Bien que datant d’il y a deux ans, cette décision locale fait désormais débat dans la sphère politique nationale.
«Au niveau personnel, je ne suis jamais d’accord à ce qu’on brûle les livres, mais il faut aussi se souvenir que ce n’est pas à moi, ce n’est pas aux non-autochtones de dire aux autochtones comment ils devraient se sentir ou comment ils devraient agir pour avancer la réconciliation», a réagi Justin Trudeau, cité par le Journal de Montréal.
Constat similaire pour le leader du parti conservateur Erin O’Toole, qui rappelle l’importance de la réconciliation mais «condamne fermement le brûlage des livres». Celui du Nouveau Parti démocratique (NPD) Jagmeet Singh se montre plus vague sur la question: «J’ai vu des images négatives, des caricatures, une représentation qui ne respectait pas la dignité des communautés autochtones. Je pense qu’on doit changer notre approche dans l’enseignement de nos enfants».
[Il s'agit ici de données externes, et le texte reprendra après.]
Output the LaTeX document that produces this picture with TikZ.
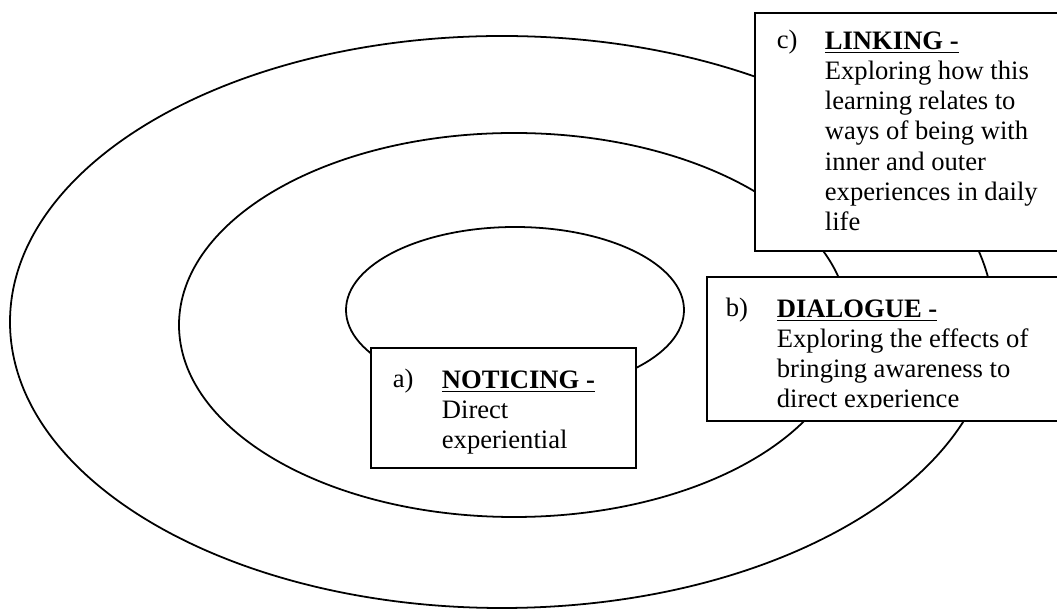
\documentclass[tikz,border=0pt]{standalone}
\usepackage{fontspec}
\setmainfont{Liberation Serif}
\usepackage{tikz}

\begin{document}
\begin{tikzpicture}[x=0.451pt,y=-0.451pt,line width=0.8pt]
\tikzstyle{every node}+=[inner sep=0pt,font=\fontsize{12}{13.6}\selectfont]
\clip (0,0) rectangle (1057,610);
\fill [white] (0,0) rectangle (1057,610);
\draw [black] (502,322) ellipse (492 and 286);
\draw [black] (514,325) ellipse (335 and 192);
\draw [black] (515,310) ellipse (169 and 83);
\draw [black,fill=white] (755,13) rectangle (1080,251);
\draw [black,fill=white] (707,277) rectangle (1080,421);
\draw [black,fill=white] (371,348) rectangle (636,468);
\draw (776,49) node [anchor=base west] (labc) {c)};
\draw (824,31) node [anchor=north west,align=left] (textc) {\underline{\textbf{LINKING -}}\\Exploring how this\\learning relates to\\ways of being with\\inner and outer\\experiences in daily\\life};
\begin{scope}
\clip (707,277) rectangle (1057,408);
\draw (725,317) node [anchor=base west] (labb) {b)};
\draw (776,299) node [anchor=north west,align=left] (textb) {\underline{\textbf{DIALOGUE -}}\\Exploring the effects of\\bringing awareness to\\direct experience};
\end{scope}
\draw (392,388) node [anchor=base west] (laba) {a)};
\draw (441,370) node [anchor=north west,align=left] (texta) {\underline{\textbf{NOTICING -}}\\Direct\\experiential};
\end{tikzpicture}
\end{document}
Également interrogé sur le sujet, le Premier ministre québécois François Legault juge la décision «inacceptable». «Pour moi, brûler des livres, c’est un acte atroce», commente-t-il dans le Journal de Montréal. Dans l’opposition, le chef du Bloc québécois Yves-François Blanchet estime quant à lui qu’«on ne fait pas disparaître les erreurs de jugement du passé en les niant. On ne prévient pas le mal passé dans le futur en effaçant l’Histoire. On s’expose à l’Histoire, on l’explique, on démontre comment la société a évolué ou doit évoluer».

Regrets

Le Conseil scolaire catholique Providence lui-même semble pris de remords depuis. «Nous regrettons de ne pas être intervenus pour assurer un programme plus approprié pour la cérémonie commémorative et que celle-ci ait été offensante pour certains membres de la communauté. Nous regrettons sincèrement l’impact négatif de cette initiative qui se voulait un geste de réconciliation», déclare sa porte-parole Lyne Cossette auprès du National Post.
D’après Radio-Canada, d’autres conseils scolaires pourraient néanmoins prendre le pas. Le phénomène s’étend également aux maisons d’édition, certaines ayant déjà débuté une «révision culturelle» de leurs ouvrages sur les autochtones, cette fois par des membres du peuple concerné.